McCroskey v. Gustafson

ERICKSON, Justice,

dissenting:

I respectfully dissent from the majority opinion and join the dissent of Justice Quinn.

The majority test for taxpayer standing has two requirements. First, the plaintiff-taxpayers must establish “that the municipality itself has the right and power to bring the action,” and that the demand on the municipality to bring suit has been refused. Second, “that the taxpayer is bringing the action in a case in which the municipal corporation has the discretion to bring the action, but has refused to do so because of fraud, collusion, bad faith, or ultra vires acts by the corporation, ... or in which the municipality has a specifically enjoined non-discretionary duty to bring the action but has failed to do so.” See McCroskey v. Gustafson, Colo.App., 611 P.2d 984, 987 (1980).

In my opinion, the majority has charted a course which imposes an impossible burden on a plaintiff-taxpayer who brings a class action pursuant to C.R.C.P. 23. I concede that the first requirement imposed by the majority is sound and is a proper require*57ment to establish standing. However, I take exception to the second requirement. Fraud, collusion, bad faith, or ultra vires acts by the municipality, if such exists, will be known to the municipality, its officers and employees, but the facts establishing misconduct will be beyond the reach of the taxpayer in most instances. C.R.C.P. 11 requires that when a lawyer files a pleading, his signature constitutes a certificate by him that he has read the pleadings and that, to the best of his knowledge, information, and belief, there are good grounds to support it.
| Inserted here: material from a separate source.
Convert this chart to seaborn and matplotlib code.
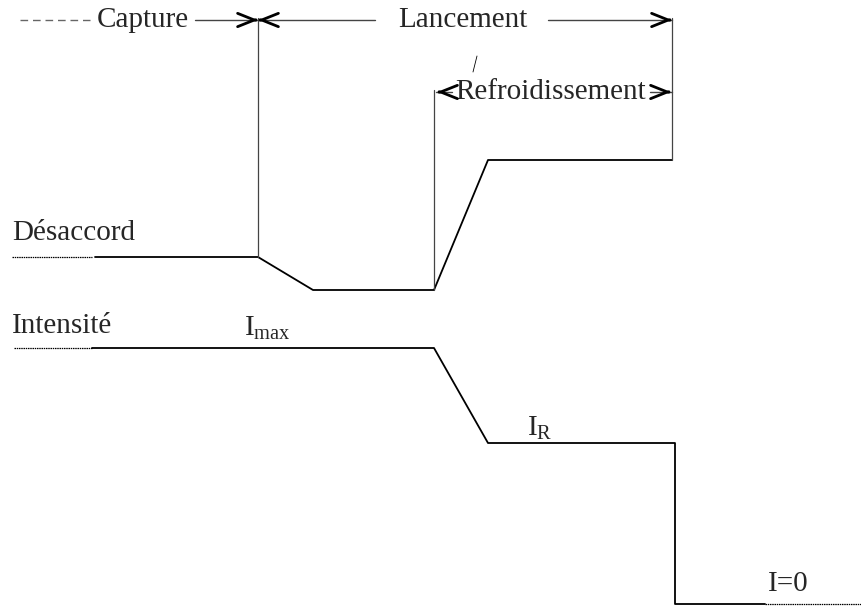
import seaborn as sns
import matplotlib.pyplot as plt
import pandas as pd

# timing diagram, coordinates in picture units (x to the right, y downwards)
detuning_t = [95, 258, 313, 434, 488, 672]
detuning_v = [257, 257, 290, 290, 160, 160]
intensity_t = [92, 434, 488, 675, 675, 765]
intensity_v = [348, 348, 443, 443, 604, 604]
marker_t = [258, 434, 672]
marker_top = [18, 90, 18]
marker_bottom = [257, 290, 160]

SERIF = ['Liberation Serif', 'DejaVu Serif']


def build_frame():
    det = pd.DataFrame({'t': detuning_t, 'v': detuning_v, 'trace': 'Désaccord'})
    ints = pd.DataFrame({'t': intensity_t, 'v': intensity_v, 'trace': 'Intensité'})
    return pd.concat([det, ints], ignore_index=True)


def draw_traces(ax, df):
    for name, grp in df.groupby('trace'):
        sns.lineplot(x='t', y='v', data=grp, ax=ax, color='black', lw=1.3,
                     sort=False, estimator=None, legend=False)
    # dotted leads
    ax.plot([12, 92], [detuning_v[0]] * 2, color='black', lw=0.9, ls=(0, (1.2, 0.6)))
    ax.plot([14, 92], [intensity_v[0]] * 2, color='black', lw=0.9, ls=(0, (1.2, 0.6)))
    ax.plot([765, 862], [intensity_v[-1]] * 2, color='black', lw=0.9, ls=(0, (1.2, 0.6)))
    for t, top, bot in zip(marker_t, marker_top, marker_bottom):
        ax.plot([t, t], [top, bot], color='#444444', lw=0.9)


def head(ax, x, y, direction):
    # open chevron arrow head, drawn bold
    ax.annotate('', xy=(x, y), xytext=(x - 2 * direction, y),
                arrowprops=dict(arrowstyle='->,head_length=0.75,head_width=0.3',
                                color='black', lw=2.0, mutation_scale=16,
                                shrinkA=0, shrinkB=0, joinstyle='miter'))


def draw_labels(ax):
    fs = 21
    ax.text(12, 233, 'Désaccord', fontsize=fs, family=SERIF, va='center')
    ax.text(12, 326, 'Intensité', fontsize=fs, family=SERIF, va='center')
    ax.text(244, 328, r'I$_{\mathrm{max}}$', fontsize=fs, family=SERIF, va='center')
    ax.text(527, 428, r'I$_{\mathrm{R}}$', fontsize=fs, family=SERIF, va='center')
    ax.text(768, 584, 'I=0', fontsize=fs, family=SERIF, va='center')

    # top annotations
    ax.plot([20, 90], [20, 20], color='#666666', lw=1.0, ls=(0, (5.5, 3.5)))
    ax.text(97, 20, 'Capture', fontsize=fs, family=SERIF, va='center')
    ax.text(398, 20, 'Lancement', fontsize=fs, family=SERIF, va='center')
    ax.text(455, 92, 'Refroidissement', fontsize=fs, family=SERIF, va='center')
    ax.plot([473, 477], [72, 56], color='black', lw=0.6)

    for x0, x1, y in [(195, 258, 20), (375, 258, 20), (548, 672, 20)]:
        ax.plot([x0, x1], [y, y], color='#444444', lw=1.0)
        head(ax, x1, y, 1 if x1 > x0 else -1)
    ax.plot([436, 452], [92, 92], color='#444444', lw=1.0)
    ax.plot([650, 672], [92, 92], color='#444444', lw=1.0)
    head(ax, 437, 92, -1)
    head(ax, 671, 92, 1)


def main():
    sns.set_style('white')
    plt.rcParams['mathtext.fontset'] = 'custom'
    plt.rcParams['mathtext.rm'] = 'Liberation Serif'
    fig = plt.figure(figsize=(8.62, 6.07), dpi=100)
    ax = fig.add_axes([0, 0, 1, 1])
    df = build_frame()
    draw_traces(ax, df)
    draw_labels(ax)
    ax.set_xlim(0, 862)
    ax.set_ylim(607, 0)
    ax.set_axis_off()
    plt.savefig('out.png', dpi=100)


main()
A lawyer, therefore, would be required, if he pled fraud, collusion, or bad faith, to have factual knowledge of the reasons behind the failure of the city to affirmatively exercise a discretionary right before a complaint could be filed.

The majority recognizes that we are foreclosed from addressing the merits of the controversy before us in determining the issue of standing. Wimberly v. Ettenberg, 194 Colo. 163, 570 P.2d 535 (1977). All that lies before us for resolution is whether the plaintiff-taxpayers, looking to the class action provisions of C.R.C.P. 23, have the requisite standing to have the court consider their claim. It is inconceivable to me that the fact would be available to establish that a municipality was guilty of fraud, collusion, or bad faith in failing to file a discretionary action on behalf of a municipality. Ferch v. Hansen, 115 Colo. 366, 174 P.2d 719 (1946); Howard v. City of Boulder, 132 Colo. 401, 290 P.2d 237 (1955); Dodge v. Department of Social Services, 198 Colo. 379, 600 P.2d 70 (1979), all indicate that the plaintiffs had standing in this case.

In my view, standing is a threshold requirement that should not be so burdensome as to deny bona fide plaintiffs access to the court to enforce legitimate and legally cognizable grievances. In this case the district court recognized that the plaintiffs had standing to bring this action and reviewed the merits and concluded that summary judgment should issue for the defendants. In denying the plaintiffs access to the court, we have drawn too fine a line.

Accordingly, I join in the dissent filed by Justice QUINN.